- Directed by: Albert Maysles, Bradley Kaplan
- Produced by: Laura Coxson; Susan Froemke; Bradley Kaplan; Ian Markiewicz; Katie Shoran;
- Starring: Paul McCartney
- Cinematography: Albert Maysles
- Edited by: Ian Markiewicz
- Production company: Maysles Films / MPL Communications
- Distributed by: Eagle Vision
- Release date: September 9, 2011 (Toronto International Film Festival);
- Running time: 91 minutes
- Country: United States

= The Love We Make =

The Love We Make is a cinéma vérité documentary film by Albert Maysles. The film chronicles Paul McCartney's experiences in New York City after the September 11 attacks of 2001, following him as he prepared The Concert for New York City October 2001 benefit event. McCartney was on an airplane taxiing at JFK International Airport, about to depart for the United Kingdom, when the attacks occurred, and he wanted to do something to uplift and benefit the first responders in New York, so he arranged this concert. The film chronicles McCartney's planning and backstage experiences with the other participants in the concert.

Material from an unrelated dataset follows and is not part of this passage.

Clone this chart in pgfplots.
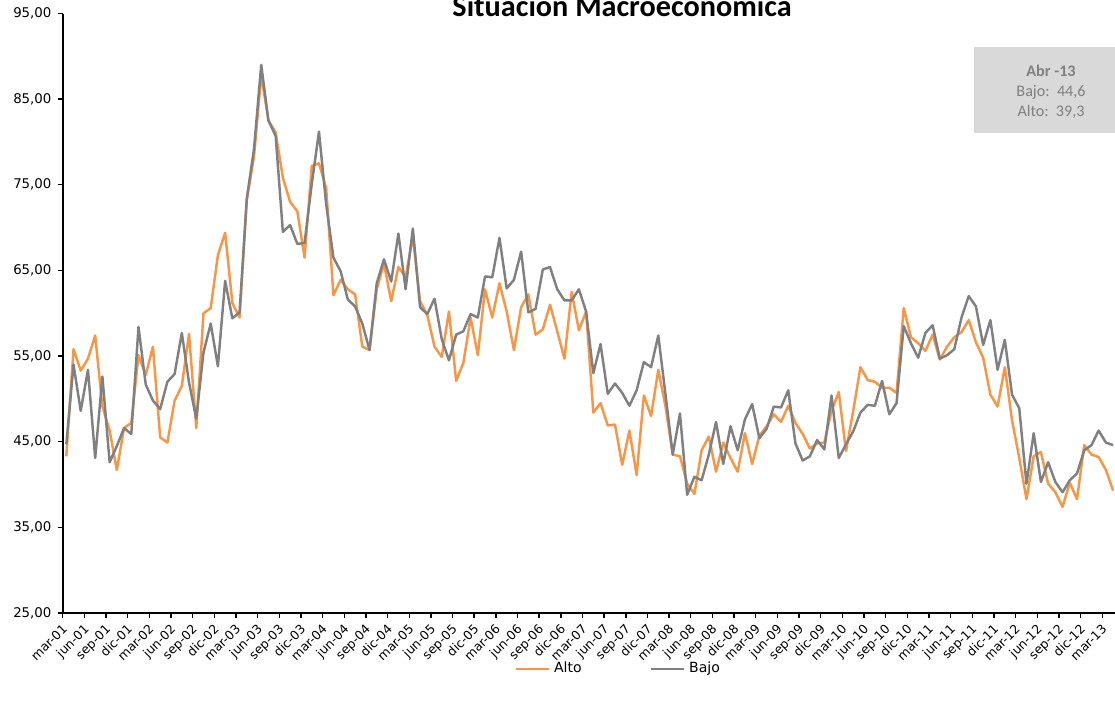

The film premiered at the Toronto International Film Festival on September 9, 2011 along with a theatrical release on that day in Japan.

The film had its television premiere on Showtime on September 10, 2011 - the eve of the 10th anniversary of the attacks.

The home video was released by Eagle Rock Entertainment on December 6, 2011 on DVD and Blu-ray.

The film's title comes from a line in The Beatles' song "The End".